A five-year follow-up study reported on safety, prosthesis-wearing time, and health-related quality-of-life (HRQoL) for patients with femoral bone-anchored prostheses, and found that despite some adverse events, patient prosthetic use and HRQoL improved significantly. The results were published in The Journal of Bone and Joint Surgery.
Thirty-nine of 42 eligible patients who underwent press-fit osseointegration implantation at Radboud University Medical Center, the Netherlands, between May 2009 and November 2013 were included in the study. Adverse events included infectious complications (grade 1 to 4), aseptic loosening, breakage, stoma-redundant tissue, and stoma hypergranulation. Prosthesis-wearing time and HRQoL were measured with the Questionnaire for Persons with a Transfemoral Amputation (Q-TFA) prosthetic use score and global score, respectively.

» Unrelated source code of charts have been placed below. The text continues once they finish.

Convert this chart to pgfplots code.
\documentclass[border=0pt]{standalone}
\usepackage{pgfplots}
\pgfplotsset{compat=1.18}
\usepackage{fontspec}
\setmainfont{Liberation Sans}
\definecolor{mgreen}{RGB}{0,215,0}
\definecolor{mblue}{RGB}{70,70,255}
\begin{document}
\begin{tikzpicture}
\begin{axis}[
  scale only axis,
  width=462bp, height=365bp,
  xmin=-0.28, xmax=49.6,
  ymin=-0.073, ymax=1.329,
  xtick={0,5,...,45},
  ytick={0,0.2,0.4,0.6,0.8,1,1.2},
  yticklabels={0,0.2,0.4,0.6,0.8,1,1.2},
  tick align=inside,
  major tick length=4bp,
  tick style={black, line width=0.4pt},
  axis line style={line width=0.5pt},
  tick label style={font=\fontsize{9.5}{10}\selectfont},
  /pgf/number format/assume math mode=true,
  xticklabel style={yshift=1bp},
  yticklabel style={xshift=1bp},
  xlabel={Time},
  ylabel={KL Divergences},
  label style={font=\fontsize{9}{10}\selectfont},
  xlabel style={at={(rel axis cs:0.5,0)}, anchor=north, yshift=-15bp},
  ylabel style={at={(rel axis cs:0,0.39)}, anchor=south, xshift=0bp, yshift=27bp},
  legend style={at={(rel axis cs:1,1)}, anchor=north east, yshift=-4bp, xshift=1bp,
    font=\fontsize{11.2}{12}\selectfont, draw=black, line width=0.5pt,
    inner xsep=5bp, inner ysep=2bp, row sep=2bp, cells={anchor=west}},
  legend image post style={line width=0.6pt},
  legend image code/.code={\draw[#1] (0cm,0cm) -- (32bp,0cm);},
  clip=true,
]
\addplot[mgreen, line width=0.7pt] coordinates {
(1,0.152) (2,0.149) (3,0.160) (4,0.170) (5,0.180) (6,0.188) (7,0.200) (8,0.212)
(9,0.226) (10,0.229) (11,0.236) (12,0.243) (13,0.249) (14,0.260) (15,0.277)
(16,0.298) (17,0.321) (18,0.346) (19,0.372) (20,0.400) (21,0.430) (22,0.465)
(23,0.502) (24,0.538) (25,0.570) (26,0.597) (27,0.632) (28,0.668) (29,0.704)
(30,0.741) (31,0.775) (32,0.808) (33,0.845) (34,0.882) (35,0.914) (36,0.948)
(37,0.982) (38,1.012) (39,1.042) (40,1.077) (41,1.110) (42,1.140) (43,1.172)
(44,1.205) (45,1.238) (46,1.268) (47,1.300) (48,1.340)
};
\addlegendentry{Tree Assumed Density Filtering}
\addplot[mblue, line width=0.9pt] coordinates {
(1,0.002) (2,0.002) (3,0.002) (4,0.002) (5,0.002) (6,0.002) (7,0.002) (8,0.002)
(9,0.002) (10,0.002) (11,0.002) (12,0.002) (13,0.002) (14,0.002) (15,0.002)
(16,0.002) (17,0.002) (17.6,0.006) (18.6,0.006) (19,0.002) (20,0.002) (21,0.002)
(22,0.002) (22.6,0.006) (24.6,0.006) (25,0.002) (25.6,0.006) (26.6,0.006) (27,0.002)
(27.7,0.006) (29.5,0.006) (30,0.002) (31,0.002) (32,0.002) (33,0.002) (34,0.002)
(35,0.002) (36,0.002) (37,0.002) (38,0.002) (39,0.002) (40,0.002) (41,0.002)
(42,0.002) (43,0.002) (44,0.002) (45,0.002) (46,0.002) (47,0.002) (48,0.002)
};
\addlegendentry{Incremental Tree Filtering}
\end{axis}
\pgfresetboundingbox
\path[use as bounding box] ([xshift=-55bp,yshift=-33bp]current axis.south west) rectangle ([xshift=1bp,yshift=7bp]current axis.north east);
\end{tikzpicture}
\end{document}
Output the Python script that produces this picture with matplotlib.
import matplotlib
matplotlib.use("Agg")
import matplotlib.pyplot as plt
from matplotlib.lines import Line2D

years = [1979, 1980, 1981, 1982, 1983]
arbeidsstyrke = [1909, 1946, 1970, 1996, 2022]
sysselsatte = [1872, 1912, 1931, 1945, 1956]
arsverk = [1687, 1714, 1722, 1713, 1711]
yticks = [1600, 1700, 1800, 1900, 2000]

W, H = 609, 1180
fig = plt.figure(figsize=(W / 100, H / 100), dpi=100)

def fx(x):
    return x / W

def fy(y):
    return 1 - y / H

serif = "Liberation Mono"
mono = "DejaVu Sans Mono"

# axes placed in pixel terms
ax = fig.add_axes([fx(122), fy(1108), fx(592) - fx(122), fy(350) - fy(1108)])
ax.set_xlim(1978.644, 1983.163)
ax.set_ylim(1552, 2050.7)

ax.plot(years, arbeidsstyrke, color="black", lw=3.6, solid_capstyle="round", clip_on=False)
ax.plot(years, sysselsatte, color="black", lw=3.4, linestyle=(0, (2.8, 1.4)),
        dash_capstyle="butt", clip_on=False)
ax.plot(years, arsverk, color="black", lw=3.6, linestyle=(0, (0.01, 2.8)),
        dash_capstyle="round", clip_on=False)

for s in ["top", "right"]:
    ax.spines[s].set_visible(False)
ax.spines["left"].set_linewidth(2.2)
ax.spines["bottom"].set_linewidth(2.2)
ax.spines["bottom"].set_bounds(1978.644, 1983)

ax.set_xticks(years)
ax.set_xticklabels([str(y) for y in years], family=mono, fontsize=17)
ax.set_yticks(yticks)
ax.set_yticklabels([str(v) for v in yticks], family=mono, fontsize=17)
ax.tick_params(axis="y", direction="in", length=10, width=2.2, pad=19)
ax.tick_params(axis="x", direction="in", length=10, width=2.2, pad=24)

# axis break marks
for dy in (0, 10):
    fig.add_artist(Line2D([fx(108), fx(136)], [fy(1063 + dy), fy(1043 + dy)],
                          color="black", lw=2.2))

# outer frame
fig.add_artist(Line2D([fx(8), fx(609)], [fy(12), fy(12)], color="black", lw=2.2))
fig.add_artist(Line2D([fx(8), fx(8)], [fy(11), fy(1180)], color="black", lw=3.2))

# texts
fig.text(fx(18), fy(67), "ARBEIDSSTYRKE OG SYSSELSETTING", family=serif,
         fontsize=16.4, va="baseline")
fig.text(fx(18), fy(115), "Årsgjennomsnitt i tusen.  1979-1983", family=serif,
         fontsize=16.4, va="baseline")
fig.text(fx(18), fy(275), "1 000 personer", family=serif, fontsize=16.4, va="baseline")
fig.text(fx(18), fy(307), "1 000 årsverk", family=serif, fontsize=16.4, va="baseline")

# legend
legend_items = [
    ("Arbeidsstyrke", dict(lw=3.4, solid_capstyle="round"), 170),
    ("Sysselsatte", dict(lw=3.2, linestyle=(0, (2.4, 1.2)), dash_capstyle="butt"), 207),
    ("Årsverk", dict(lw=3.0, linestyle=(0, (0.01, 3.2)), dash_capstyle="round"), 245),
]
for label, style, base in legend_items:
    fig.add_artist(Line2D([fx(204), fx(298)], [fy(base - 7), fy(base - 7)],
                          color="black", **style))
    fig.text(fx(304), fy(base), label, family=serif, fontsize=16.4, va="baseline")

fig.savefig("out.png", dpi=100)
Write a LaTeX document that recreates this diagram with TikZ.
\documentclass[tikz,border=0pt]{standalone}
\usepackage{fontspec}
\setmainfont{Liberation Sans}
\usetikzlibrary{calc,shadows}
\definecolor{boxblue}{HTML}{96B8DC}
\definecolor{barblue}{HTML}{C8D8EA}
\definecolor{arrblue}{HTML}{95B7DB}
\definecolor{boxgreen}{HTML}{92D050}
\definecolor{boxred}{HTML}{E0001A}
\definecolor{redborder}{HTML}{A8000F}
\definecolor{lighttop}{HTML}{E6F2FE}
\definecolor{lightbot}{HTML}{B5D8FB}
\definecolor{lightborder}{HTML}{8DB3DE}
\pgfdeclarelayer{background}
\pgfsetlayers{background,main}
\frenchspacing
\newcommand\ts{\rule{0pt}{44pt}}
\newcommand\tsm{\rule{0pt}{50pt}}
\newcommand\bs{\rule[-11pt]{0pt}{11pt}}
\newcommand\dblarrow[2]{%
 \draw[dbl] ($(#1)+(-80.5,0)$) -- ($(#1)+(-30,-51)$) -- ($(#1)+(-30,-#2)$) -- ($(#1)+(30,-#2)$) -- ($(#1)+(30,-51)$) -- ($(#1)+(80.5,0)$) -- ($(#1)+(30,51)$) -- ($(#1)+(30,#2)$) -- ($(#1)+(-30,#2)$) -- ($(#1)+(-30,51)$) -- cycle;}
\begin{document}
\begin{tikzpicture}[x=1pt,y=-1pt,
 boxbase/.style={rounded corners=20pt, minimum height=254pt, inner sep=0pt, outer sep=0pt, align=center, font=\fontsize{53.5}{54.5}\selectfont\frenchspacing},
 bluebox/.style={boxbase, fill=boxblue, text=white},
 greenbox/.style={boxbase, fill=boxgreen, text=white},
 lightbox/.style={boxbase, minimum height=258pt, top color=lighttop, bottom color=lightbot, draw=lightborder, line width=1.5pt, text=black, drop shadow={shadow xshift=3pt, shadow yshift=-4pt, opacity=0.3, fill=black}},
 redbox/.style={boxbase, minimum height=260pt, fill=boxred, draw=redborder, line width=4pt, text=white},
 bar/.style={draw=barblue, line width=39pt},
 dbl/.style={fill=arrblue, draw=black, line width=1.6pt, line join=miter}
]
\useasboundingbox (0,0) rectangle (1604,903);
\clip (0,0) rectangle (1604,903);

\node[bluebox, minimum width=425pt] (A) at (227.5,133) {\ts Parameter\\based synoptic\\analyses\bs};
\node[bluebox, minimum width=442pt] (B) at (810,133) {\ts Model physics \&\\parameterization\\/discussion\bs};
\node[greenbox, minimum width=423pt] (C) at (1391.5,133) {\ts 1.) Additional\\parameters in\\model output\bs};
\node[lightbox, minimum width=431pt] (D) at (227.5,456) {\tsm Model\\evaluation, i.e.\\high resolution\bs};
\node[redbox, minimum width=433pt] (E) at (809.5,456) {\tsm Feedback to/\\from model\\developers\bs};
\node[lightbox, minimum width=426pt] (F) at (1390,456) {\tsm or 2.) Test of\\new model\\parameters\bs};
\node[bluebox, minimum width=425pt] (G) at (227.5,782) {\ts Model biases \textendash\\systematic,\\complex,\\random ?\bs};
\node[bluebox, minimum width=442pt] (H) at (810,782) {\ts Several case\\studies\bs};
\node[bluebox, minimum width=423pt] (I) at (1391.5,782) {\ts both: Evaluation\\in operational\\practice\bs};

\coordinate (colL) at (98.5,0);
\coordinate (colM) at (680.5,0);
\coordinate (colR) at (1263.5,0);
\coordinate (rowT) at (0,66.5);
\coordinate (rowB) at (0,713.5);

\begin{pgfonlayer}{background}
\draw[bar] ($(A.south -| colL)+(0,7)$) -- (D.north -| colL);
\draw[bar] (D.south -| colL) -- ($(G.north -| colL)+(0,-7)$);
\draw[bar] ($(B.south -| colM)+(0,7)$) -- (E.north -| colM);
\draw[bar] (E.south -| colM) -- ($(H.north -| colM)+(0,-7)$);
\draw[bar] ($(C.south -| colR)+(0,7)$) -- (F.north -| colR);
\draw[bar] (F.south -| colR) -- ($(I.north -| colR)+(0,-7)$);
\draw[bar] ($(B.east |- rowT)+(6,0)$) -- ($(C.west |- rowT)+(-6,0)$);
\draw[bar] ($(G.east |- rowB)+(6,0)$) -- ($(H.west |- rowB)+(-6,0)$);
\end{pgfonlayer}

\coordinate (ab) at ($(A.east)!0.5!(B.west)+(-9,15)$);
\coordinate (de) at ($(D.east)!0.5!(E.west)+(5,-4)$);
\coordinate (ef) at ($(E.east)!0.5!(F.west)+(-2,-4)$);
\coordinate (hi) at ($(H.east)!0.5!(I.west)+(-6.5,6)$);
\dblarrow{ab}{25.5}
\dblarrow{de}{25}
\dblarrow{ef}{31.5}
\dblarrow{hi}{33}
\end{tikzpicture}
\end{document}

Thirty patients (77 percent) presented with some kind of infection (156 events in total), with 148 events (95 percent) classified as grade 1 or 2 and eight events (5 percent) classified as grade 3; the latter eight events occurred in four patients. There were no instances of septic loosening. The intramedullary stem of the osseointegration implant broke in two patients. Soft-tissue refashioning had to be done 30 times in 14 patients. The Q-TFA median prosthetic use and global scores improved significantly from 71 to 100 and from 33 to 75, respectively.
While grade 1 and 2 infections were frequent, they could mostly be treated with nonoperative measures. Most infections seemed to occur in the first two years and did not lead to deep infections, and two broken intramedullary stems were successfully revised.